== Requirement ==
Nothing outside the range is to be copied. From the entries below, reproduce exactly the lines starting at the one with "Clone this chart in Apache ECharts." and ending at the one with "const colW = (plotR", without pictures.

== Records provided ==
──────────────────────────────

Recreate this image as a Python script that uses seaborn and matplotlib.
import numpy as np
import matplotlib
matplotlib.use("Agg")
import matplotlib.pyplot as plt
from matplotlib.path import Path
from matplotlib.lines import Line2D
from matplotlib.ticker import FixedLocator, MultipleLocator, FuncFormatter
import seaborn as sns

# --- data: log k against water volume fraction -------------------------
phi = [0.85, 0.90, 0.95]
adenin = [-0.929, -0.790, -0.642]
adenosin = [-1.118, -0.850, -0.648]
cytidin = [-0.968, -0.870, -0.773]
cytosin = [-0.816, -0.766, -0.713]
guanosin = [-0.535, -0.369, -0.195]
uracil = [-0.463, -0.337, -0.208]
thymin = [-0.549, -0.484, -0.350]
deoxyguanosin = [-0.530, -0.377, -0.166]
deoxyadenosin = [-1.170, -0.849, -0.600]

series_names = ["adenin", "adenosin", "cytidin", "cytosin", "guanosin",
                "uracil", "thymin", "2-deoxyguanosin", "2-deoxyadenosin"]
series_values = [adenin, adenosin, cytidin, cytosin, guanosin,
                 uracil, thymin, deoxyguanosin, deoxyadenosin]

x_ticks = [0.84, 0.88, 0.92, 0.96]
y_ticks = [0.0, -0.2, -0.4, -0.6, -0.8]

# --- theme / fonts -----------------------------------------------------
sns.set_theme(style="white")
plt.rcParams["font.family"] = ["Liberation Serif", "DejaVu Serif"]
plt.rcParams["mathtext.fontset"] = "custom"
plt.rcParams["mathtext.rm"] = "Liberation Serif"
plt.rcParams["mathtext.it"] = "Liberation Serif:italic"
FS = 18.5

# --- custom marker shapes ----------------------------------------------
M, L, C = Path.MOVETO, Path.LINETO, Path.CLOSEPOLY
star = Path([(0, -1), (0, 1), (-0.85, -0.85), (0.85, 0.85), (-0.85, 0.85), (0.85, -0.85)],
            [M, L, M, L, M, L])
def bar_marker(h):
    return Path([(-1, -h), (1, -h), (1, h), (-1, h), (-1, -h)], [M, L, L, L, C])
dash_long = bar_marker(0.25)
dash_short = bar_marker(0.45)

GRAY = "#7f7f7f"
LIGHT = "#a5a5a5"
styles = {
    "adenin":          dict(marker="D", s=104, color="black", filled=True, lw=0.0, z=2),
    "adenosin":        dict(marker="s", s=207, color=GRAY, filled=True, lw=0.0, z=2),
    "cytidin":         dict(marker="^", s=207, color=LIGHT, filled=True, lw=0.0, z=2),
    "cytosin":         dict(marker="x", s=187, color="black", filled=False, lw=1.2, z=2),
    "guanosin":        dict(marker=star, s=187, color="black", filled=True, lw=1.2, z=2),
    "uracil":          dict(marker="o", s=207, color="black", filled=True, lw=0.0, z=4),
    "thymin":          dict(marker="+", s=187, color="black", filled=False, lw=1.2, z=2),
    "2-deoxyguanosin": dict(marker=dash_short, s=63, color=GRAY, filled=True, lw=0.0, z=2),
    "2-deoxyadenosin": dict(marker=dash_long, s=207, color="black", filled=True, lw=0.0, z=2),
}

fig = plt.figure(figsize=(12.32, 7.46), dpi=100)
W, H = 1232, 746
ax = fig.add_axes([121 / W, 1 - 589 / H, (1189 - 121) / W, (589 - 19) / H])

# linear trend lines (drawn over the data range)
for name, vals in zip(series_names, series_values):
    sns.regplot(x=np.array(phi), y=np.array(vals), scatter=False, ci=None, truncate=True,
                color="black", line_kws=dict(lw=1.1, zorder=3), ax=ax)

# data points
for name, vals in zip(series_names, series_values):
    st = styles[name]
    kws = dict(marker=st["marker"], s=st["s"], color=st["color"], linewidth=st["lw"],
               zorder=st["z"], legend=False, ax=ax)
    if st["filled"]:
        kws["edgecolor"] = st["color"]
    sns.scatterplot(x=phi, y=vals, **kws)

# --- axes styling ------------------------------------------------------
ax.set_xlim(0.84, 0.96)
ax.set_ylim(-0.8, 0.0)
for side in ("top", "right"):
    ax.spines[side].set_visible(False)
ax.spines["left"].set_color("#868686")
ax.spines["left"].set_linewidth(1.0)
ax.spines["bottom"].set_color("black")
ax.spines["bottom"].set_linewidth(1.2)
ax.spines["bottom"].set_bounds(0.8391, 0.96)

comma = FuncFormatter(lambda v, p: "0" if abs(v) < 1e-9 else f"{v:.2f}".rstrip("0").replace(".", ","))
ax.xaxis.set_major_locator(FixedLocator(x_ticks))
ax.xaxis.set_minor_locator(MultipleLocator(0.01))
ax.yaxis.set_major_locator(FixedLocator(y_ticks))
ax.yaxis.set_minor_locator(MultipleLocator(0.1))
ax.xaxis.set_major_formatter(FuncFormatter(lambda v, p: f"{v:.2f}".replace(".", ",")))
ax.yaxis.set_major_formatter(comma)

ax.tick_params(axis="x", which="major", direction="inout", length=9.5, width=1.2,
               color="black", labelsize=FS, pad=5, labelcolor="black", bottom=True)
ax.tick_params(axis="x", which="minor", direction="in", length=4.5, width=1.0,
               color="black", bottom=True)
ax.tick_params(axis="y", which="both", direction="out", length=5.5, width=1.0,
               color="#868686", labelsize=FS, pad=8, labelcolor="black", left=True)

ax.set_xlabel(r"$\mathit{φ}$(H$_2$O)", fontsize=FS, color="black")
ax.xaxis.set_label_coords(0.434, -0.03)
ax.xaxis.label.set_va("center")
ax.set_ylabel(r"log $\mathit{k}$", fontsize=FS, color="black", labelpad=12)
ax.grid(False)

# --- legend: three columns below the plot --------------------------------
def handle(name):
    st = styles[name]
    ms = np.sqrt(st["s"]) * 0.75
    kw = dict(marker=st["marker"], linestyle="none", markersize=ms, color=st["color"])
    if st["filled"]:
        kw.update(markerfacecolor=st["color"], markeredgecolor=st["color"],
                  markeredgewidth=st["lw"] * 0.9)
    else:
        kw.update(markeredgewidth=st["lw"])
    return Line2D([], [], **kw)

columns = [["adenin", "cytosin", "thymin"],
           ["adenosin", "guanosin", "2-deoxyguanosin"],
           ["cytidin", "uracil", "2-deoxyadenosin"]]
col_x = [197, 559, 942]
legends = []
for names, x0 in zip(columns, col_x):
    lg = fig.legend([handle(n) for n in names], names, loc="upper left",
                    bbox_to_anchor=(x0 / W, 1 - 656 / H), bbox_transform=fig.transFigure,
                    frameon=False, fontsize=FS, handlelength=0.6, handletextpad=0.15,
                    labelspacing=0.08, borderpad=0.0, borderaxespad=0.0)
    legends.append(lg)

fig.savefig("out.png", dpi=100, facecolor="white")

──────────────────────────────

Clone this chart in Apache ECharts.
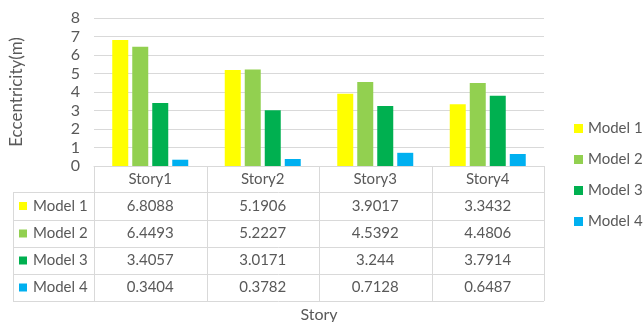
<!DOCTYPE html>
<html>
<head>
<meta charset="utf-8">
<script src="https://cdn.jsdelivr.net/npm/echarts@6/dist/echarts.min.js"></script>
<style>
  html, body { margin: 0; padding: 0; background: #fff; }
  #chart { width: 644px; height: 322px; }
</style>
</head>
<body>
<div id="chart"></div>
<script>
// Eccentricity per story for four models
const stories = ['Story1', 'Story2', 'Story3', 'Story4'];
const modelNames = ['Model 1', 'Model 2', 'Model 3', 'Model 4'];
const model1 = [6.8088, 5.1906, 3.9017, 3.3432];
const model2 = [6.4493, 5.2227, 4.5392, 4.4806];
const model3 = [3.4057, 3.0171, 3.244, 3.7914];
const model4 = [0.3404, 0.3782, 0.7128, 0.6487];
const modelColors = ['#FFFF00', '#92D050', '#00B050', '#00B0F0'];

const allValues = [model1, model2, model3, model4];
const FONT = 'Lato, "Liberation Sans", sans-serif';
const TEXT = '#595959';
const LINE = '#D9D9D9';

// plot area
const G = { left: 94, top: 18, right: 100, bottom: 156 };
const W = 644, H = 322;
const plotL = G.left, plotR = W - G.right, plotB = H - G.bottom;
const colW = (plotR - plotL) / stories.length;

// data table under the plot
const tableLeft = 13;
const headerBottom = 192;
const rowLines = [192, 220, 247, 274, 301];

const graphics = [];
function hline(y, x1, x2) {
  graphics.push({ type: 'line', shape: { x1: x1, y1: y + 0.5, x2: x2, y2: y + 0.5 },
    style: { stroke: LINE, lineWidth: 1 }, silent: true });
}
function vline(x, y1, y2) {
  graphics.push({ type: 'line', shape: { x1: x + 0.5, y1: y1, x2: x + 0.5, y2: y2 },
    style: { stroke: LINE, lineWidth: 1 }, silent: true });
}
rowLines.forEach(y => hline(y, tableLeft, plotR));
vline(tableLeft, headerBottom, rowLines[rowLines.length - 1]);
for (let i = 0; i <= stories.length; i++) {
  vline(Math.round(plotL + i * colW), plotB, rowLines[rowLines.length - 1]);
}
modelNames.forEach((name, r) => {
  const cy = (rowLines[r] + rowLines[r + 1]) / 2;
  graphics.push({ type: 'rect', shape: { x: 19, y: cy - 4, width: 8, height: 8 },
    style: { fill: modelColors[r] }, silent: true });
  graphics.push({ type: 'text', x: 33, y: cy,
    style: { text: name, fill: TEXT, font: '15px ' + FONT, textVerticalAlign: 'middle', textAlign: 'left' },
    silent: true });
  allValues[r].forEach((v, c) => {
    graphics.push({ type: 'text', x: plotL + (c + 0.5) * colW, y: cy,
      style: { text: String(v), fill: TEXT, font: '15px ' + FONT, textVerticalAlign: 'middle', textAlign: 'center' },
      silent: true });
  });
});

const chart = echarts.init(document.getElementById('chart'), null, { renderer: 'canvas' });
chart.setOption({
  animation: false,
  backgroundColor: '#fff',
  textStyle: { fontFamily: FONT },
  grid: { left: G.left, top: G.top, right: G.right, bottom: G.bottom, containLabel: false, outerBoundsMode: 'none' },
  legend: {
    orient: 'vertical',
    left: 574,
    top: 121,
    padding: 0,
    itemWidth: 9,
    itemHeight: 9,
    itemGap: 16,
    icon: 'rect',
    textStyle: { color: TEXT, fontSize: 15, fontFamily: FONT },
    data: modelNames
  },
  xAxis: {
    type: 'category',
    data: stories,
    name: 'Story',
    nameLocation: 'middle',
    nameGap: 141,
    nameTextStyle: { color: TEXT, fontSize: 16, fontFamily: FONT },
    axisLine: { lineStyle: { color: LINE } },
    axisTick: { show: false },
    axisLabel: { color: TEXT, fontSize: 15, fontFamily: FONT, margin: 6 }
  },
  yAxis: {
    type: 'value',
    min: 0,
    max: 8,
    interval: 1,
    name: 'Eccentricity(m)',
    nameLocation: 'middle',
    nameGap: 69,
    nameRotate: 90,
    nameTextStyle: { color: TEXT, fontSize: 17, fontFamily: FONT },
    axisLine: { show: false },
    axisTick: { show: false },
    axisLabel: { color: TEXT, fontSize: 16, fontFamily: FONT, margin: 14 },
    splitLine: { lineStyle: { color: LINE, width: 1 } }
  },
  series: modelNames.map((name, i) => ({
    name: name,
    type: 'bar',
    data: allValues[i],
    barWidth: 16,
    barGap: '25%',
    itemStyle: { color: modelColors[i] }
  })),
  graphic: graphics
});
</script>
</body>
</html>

──────────────────────────────

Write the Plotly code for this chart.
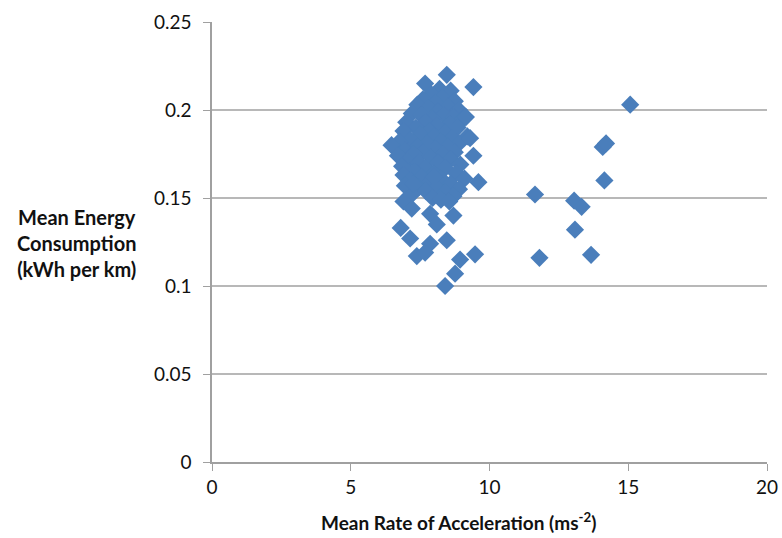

──────────────────────────────

== Written solution ==
Clone this chart in Apache ECharts.
<!DOCTYPE html>
<html>
<head>
<meta charset="utf-8">
<script src="https://cdn.jsdelivr.net/npm/echarts@6/dist/echarts.min.js"></script>
<style>
  html, body { margin: 0; padding: 0; background: #fff; }
  #chart { width: 644px; height: 322px; }
</style>
</head>
<body>
<div id="chart"></div>
<script>
// Eccentricity per story for four models
const stories = ['Story1', 'Story2', 'Story3', 'Story4'];
const modelNames = ['Model 1', 'Model 2', 'Model 3', 'Model 4'];
const model1 = [6.8088, 5.1906, 3.9017, 3.3432];
const model2 = [6.4493, 5.2227, 4.5392, 4.4806];
const model3 = [3.4057, 3.0171, 3.244, 3.7914];
const model4 = [0.3404, 0.3782, 0.7128, 0.6487];
const modelColors = ['#FFFF00', '#92D050', '#00B050', '#00B0F0'];

const allValues = [model1, model2, model3, model4];
const FONT = 'Lato, "Liberation Sans", sans-serif';
const TEXT = '#595959';
const LINE = '#D9D9D9';

// plot area
const G = { left: 94, top: 18, right: 100, bottom: 156 };
const W = 644, H = 322;
const plotL = G.left, plotR = W - G.right, plotB = H - G.bottom;
const colW = (plotR - plotL) / stories.length;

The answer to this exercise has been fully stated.